#### Information supplied ####
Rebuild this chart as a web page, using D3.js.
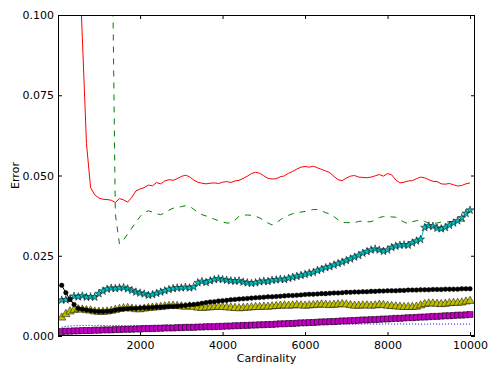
<!DOCTYPE html>
<html>
<head>
<meta charset="utf-8">
<script src="https://d3js.org/d3.v7.min.js"></script>
<style>
  body { margin: 0; background: #fff; }
  svg text { font-family: "DejaVu Sans", sans-serif; font-size: 11px; fill: #000; }
</style>
</head>
<body>
<div id="chart"></div>
<script>
const WIDTH = 491, HEIGHT = 371,
  margin = { top: 15, right: 16, bottom: 35, left: 58 };

// x positions of the samples (cardinality)
const cardinality = d3.range(100, 10001, 100),
  redX = d3.range(500, 10001, 100),
  greenX = d3.range(1300, 10001, 100);

const xTicks = [2000, 4000, 6000, 8000, 10000],
  yTicks = [0, 0.025, 0.05, 0.075, 0.1];

// red solid line
const redErr = [
  0.125, 0.093, 0.060, 0.0462, 0.0440, 0.0430, 0.0426, 0.0425, 0.0423, 0.0416,
  0.0428, 0.0424, 0.0417, 0.0432, 0.0452, 0.0458, 0.0462, 0.0470, 0.0468, 0.0478,
  0.0474, 0.0483, 0.0487, 0.0485, 0.0490, 0.0497, 0.0501, 0.0496, 0.0486, 0.0479,
  0.0476, 0.0474, 0.0476, 0.0477, 0.0475, 0.0479, 0.0481, 0.0478, 0.0483, 0.0485,
  0.0491, 0.0498, 0.0506, 0.0510, 0.0507, 0.0499, 0.0491, 0.0489, 0.0490, 0.0496,
  0.0499, 0.0507, 0.0513, 0.0520, 0.0526, 0.0528, 0.0526, 0.0529, 0.0524, 0.0519,
  0.0514, 0.0509, 0.0497, 0.0487, 0.0484, 0.0492, 0.0498, 0.0500, 0.0495, 0.0494,
  0.0493, 0.0495, 0.0499, 0.0503, 0.0498, 0.0506, 0.0502, 0.0486, 0.0477, 0.0479,
  0.0483, 0.0484, 0.0490, 0.0495, 0.0493, 0.0487, 0.0482, 0.0481, 0.0474, 0.0473,
  0.0475, 0.0471, 0.0467, 0.0469, 0.0474, 0.0477
];

// green dashed line
const greenErr = [
  0.150, 0.038, 0.0287, 0.0300, 0.0318, 0.0336, 0.0355, 0.0372, 0.0385, 0.0390,
  0.0386, 0.0381, 0.0378, 0.0384, 0.0392, 0.0398, 0.0401, 0.0403, 0.0406, 0.0404,
  0.0395, 0.0385, 0.0378, 0.0374, 0.0369, 0.0364, 0.0359, 0.0355, 0.0352, 0.0352,
  0.0361, 0.0373, 0.0376, 0.0377, 0.0376, 0.0373, 0.0368, 0.0360, 0.0352, 0.0346,
  0.0352, 0.0362, 0.0370, 0.0376, 0.0381, 0.0384, 0.0386, 0.0388, 0.0391, 0.0394,
  0.0394, 0.0390, 0.0384, 0.0381, 0.0372, 0.0362, 0.0354, 0.0353, 0.0353, 0.0353,
  0.0357, 0.0358, 0.0356, 0.0356, 0.0362, 0.0369, 0.0372, 0.0372, 0.0371, 0.0370,
  0.0362, 0.0355, 0.0350, 0.0356, 0.0359, 0.0363, 0.0357, 0.0351, 0.0350, 0.0352,
  0.0355, 0.0355, 0.0356, 0.0357, 0.0357, 0.0358, 0.0358, 0.0359
];

// black circles
const circleErr = [
  0.0158, 0.0135, 0.0114, 0.0098, 0.0086, 0.0083, 0.0081, 0.0079, 0.0077, 0.0076,
  0.0076, 0.0077, 0.0078, 0.0081, 0.0083, 0.0084, 0.0085, 0.0086, 0.0086, 0.0087,
  0.0088, 0.0088, 0.0089, 0.0090, 0.0090, 0.0091, 0.0092, 0.0092, 0.0093, 0.0094,
  0.0095, 0.0097, 0.0098, 0.0100, 0.0102, 0.0104, 0.0106, 0.0107, 0.0109, 0.0110,
  0.0111, 0.0113, 0.0114, 0.0115, 0.0116, 0.0117, 0.0118, 0.0119, 0.0120, 0.0121,
  0.0122, 0.0122, 0.0123, 0.0124, 0.0125, 0.0126, 0.0126, 0.0127, 0.0128, 0.0129,
  0.0130, 0.0130, 0.0131, 0.0132, 0.0132, 0.0133, 0.0134, 0.0134, 0.0135, 0.0136,
  0.0136, 0.0137, 0.0137, 0.0138, 0.0138, 0.0139, 0.0139, 0.0140, 0.0140, 0.0141,
  0.0141, 0.0141, 0.0142, 0.0142, 0.0143, 0.0143, 0.0143, 0.0144, 0.0144, 0.0144,
  0.0145, 0.0145, 0.0145, 0.0146, 0.0146, 0.0146, 0.0146, 0.0147, 0.0147, 0.0147
];

// cyan stars
const starErr = [
  0.0112, 0.0113, 0.0115, 0.0124, 0.0122, 0.0125, 0.0121, 0.0122, 0.0121, 0.0132,
  0.0140, 0.0146, 0.0149, 0.0148, 0.0150, 0.0151, 0.0147, 0.0142, 0.0137, 0.0134,
  0.0131, 0.0127, 0.0129, 0.0133, 0.0137, 0.0141, 0.0145, 0.0148, 0.0150, 0.0150,
  0.0152, 0.0150, 0.0153, 0.0166, 0.0170, 0.0167, 0.0172, 0.0176, 0.0178, 0.0176,
  0.0174, 0.0172, 0.0171, 0.0172, 0.0168, 0.0166, 0.0164, 0.0166, 0.0169, 0.0171,
  0.0170, 0.0174, 0.0175, 0.0177, 0.0176, 0.0180, 0.0183, 0.0186, 0.0189, 0.0192,
  0.0196, 0.0198, 0.0204, 0.0208, 0.0213, 0.0216, 0.0221, 0.0226, 0.0230, 0.0235,
  0.0240, 0.0246, 0.0251, 0.0258, 0.0263, 0.0268, 0.0271, 0.0268, 0.0264, 0.0268,
  0.0276, 0.0280, 0.0283, 0.0284, 0.0283, 0.0290, 0.0296, 0.0301, 0.0338, 0.0343,
  0.0342, 0.0336, 0.0334, 0.0338, 0.0345, 0.0352, 0.0359, 0.0368, 0.0382, 0.0392
];

// yellow triangles
const triErr = [
  0.0057, 0.0068, 0.0076, 0.0081, 0.0083, 0.0082, 0.0080, 0.0079, 0.0076, 0.0075,
  0.0075, 0.0076, 0.0078, 0.0081, 0.0084, 0.0086, 0.0087, 0.0085, 0.0083, 0.0083,
  0.0085, 0.0087, 0.0088, 0.0089, 0.0090, 0.0092, 0.0093, 0.0094, 0.0093, 0.0092,
  0.0091, 0.0092, 0.0091, 0.0088, 0.0087, 0.0088, 0.0089, 0.0090, 0.0091, 0.0090,
  0.0089, 0.0088, 0.0087, 0.0086, 0.0087, 0.0088, 0.0089, 0.0090, 0.0090, 0.0091,
  0.0091, 0.0092, 0.0093, 0.0094, 0.0095, 0.0094, 0.0095, 0.0096, 0.0095, 0.0094,
  0.0095, 0.0096, 0.0097, 0.0098, 0.0097, 0.0096, 0.0097, 0.0098, 0.0099, 0.0098,
  0.0096, 0.0094, 0.0094, 0.0095, 0.0095, 0.0094, 0.0095, 0.0097, 0.0096, 0.0094,
  0.0093, 0.0092, 0.0091, 0.0090, 0.0090, 0.0090, 0.0091, 0.0095, 0.0099, 0.0101,
  0.0101, 0.0100, 0.0099, 0.0100, 0.0102, 0.0103, 0.0103, 0.0104, 0.0107, 0.0109
];

// magenta squares
const squareErr = [
  0.0014, 0.0015, 0.0015, 0.0016, 0.0016, 0.0017, 0.0017, 0.0017, 0.0018, 0.0018,
  0.0019, 0.0019, 0.0019, 0.0020, 0.0020, 0.0021, 0.0021, 0.0021, 0.0022, 0.0022,
  0.0023, 0.0023, 0.0023, 0.0024, 0.0024, 0.0025, 0.0025, 0.0025, 0.0026, 0.0026,
  0.0027, 0.0027, 0.0027, 0.0028, 0.0028, 0.0029, 0.0029, 0.0029, 0.0030, 0.0030,
  0.0031, 0.0031, 0.0032, 0.0032, 0.0033, 0.0033, 0.0034, 0.0034, 0.0035, 0.0035,
  0.0036, 0.0036, 0.0037, 0.0038, 0.0038, 0.0039, 0.0039, 0.0040, 0.0041, 0.0041,
  0.0042, 0.0042, 0.0043, 0.0044, 0.0044, 0.0045, 0.0045, 0.0046, 0.0047, 0.0047,
  0.0048, 0.0048, 0.0049, 0.0050, 0.0050, 0.0051, 0.0051, 0.0052, 0.0053, 0.0053,
  0.0054, 0.0055, 0.0055, 0.0056, 0.0057, 0.0057, 0.0058, 0.0059, 0.0059, 0.0060,
  0.0061, 0.0061, 0.0062, 0.0063, 0.0063, 0.0064, 0.0065, 0.0065, 0.0066, 0.0067
];

// blue dotted line
const blueErr = [
  0.0027, 0.0030, 0.0031, 0.0032, 0.0032, 0.0033, 0.0033, 0.0033, 0.0032, 0.0033,
  0.0033, 0.0032, 0.0032, 0.0033, 0.0033, 0.0032, 0.0032, 0.0033, 0.0033, 0.0033,
  0.0033, 0.0033, 0.0034, 0.0033, 0.0033, 0.0034, 0.0034, 0.0033, 0.0034, 0.0034,
  0.0034, 0.0034, 0.0034, 0.0035, 0.0034, 0.0034, 0.0035, 0.0035, 0.0034, 0.0035,
  0.0035, 0.0035, 0.0035, 0.0035, 0.0036, 0.0035, 0.0035, 0.0036, 0.0036, 0.0035,
  0.0036, 0.0036, 0.0036, 0.0036, 0.0036, 0.0037, 0.0036, 0.0036, 0.0037, 0.0037,
  0.0036, 0.0037, 0.0037, 0.0037, 0.0037, 0.0037, 0.0036, 0.0037, 0.0037, 0.0037,
  0.0037, 0.0037, 0.0037, 0.0037, 0.0038, 0.0037, 0.0037, 0.0037, 0.0037, 0.0038,
  0.0037, 0.0037, 0.0038, 0.0037, 0.0037, 0.0038, 0.0037, 0.0037, 0.0037, 0.0037,
  0.0038, 0.0037, 0.0037, 0.0037, 0.0038, 0.0037, 0.0037, 0.0037, 0.0037, 0.0037
];

const svg = d3.select("#chart").append("svg")
  .attr("width", WIDTH)
  .attr("height", HEIGHT);

const x = d3.scaleLinear().domain([10, 10120]).range([margin.left, WIDTH - margin.right]),
  y = d3.scaleLinear().domain([0, 0.1]).range([HEIGHT - margin.bottom, margin.top]);

const plotW = WIDTH - margin.right - margin.left,
  plotH = HEIGHT - margin.bottom - margin.top;

svg.append("defs").append("clipPath").attr("id", "plot-clip")
  .append("rect")
  .attr("x", margin.left).attr("y", margin.top)
  .attr("width", plotW).attr("height", plotH);

const plot = svg.append("g").attr("clip-path", "url(#plot-clip)");

function zip(xs, ys) {
  return xs.map((d, i) => [d, ys[i]]);
}

const line = d3.line().x(d => x(d[0])).y(d => y(d[1]));

function drawLine(data, color, dash) {
  plot.append("path")
    .datum(data)
    .attr("fill", "none")
    .attr("stroke", color)
    .attr("stroke-width", 1)
    .attr("stroke-dasharray", dash || null)
    .attr("d", line);
}

function drawMarkers(data, symbol, size, fill) {
  plot.append("g")
    .selectAll("path")
    .data(data)
    .enter()
    .append("path")
    .attr("transform", d => `translate(${x(d[0])},${y(d[1])})`)
    .attr("d", d3.symbol().type(symbol).size(size))
    .attr("fill", fill)
    .attr("stroke", "#000")
    .attr("stroke-width", 0.5);
}

// lines without markers
drawLine(zip(redX, redErr), "#ff0000");
drawLine(zip(greenX, greenErr), "#008000", "6,6");
drawLine(zip(cardinality, blueErr), "#0000ff", "1,2");

// marker series
const squares = zip(cardinality, squareErr),
  tris = zip(cardinality, triErr),
  stars = zip(cardinality, starErr),
  circles = zip(cardinality, circleErr);

drawLine(squares, "#bf00bf");
drawMarkers(squares, d3.symbolSquare, 36, "#bf00bf");
drawLine(tris, "#bfbf00");
drawMarkers(tris, d3.symbolTriangle, 30, "#bfbf00");
drawLine(stars, "#00bfbf");
drawMarkers(stars, d3.symbolStar, 20, "#00bfbf");
drawLine(circles, "#000");
drawMarkers(circles, d3.symbolCircle, 16, "#000");

// frame
svg.append("rect")
  .attr("x", margin.left + 0.5).attr("y", margin.top + 0.5)
  .attr("width", plotW - 1).attr("height", plotH - 1)
  .attr("fill", "none")
  .attr("stroke", "#000")
  .attr("stroke-width", 1);

// axes with inward ticks
const xAxis = svg.append("g")
  .attr("transform", `translate(0,${HEIGHT - margin.bottom})`)
  .call(d3.axisBottom(x).tickValues(xTicks).tickSize(-4).tickPadding(5).tickFormat(d3.format("d")));
const xTop = svg.append("g")
  .attr("transform", `translate(0,${margin.top})`)
  .call(d3.axisTop(x).tickValues(xTicks).tickSize(-4).tickFormat(""));
const yAxis = svg.append("g")
  .attr("transform", `translate(${margin.left},0)`)
  .call(d3.axisLeft(y).tickValues(yTicks).tickSize(-4).tickPadding(4).tickFormat(d3.format(".3f")));
const yRight = svg.append("g")
  .attr("transform", `translate(${WIDTH - margin.right},0)`)
  .call(d3.axisRight(y).tickValues(yTicks).tickSize(-4).tickFormat(""));

[xAxis, xTop, yAxis, yRight].forEach(a => {
  a.select(".domain").remove();
  a.selectAll("line").attr("stroke", "#000");
  a.selectAll("text").attr("font-family", "DejaVu Sans").attr("font-size", 11);
});

svg.append("text")
  .attr("x", margin.left + plotW / 2)
  .attr("y", 362)
  .attr("text-anchor", "middle")
  .text("Cardinality");

svg.append("text")
  .attr("transform", `translate(19,${margin.top + plotH / 2}) rotate(-90)`)
  .attr("text-anchor", "middle")
  .text("Error");
</script>
</body>
</html>
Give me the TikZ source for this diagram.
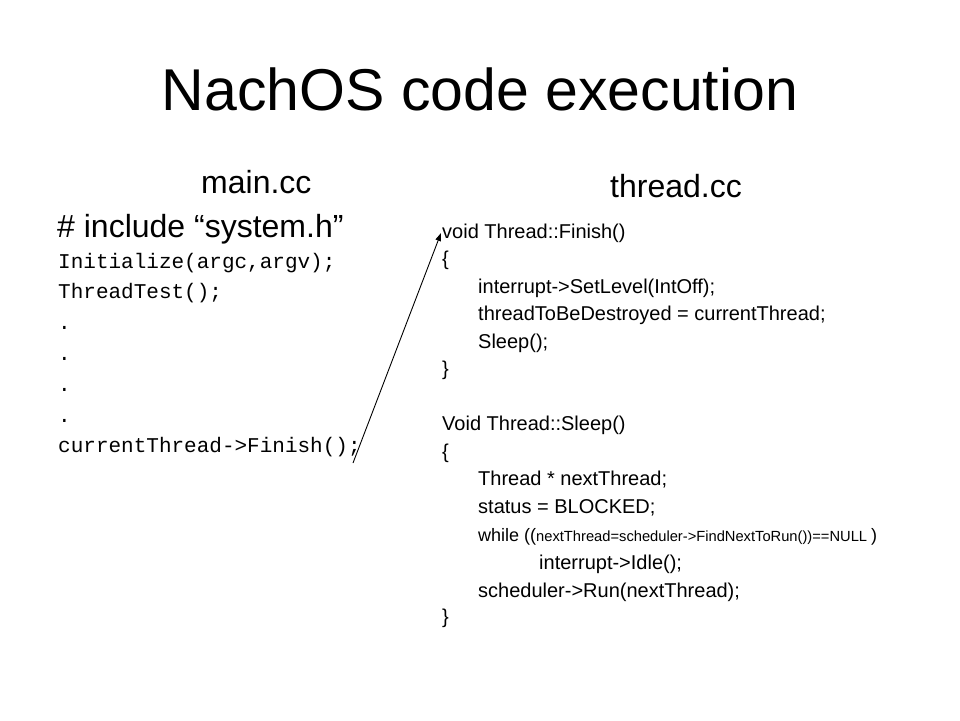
####
**Required task**
Return each line with "chart".

**The answer**
Rebuild this chart as a web page, using D3.js.
<div id="chart"></div>
const svg = d3.select("#chart").append("svg")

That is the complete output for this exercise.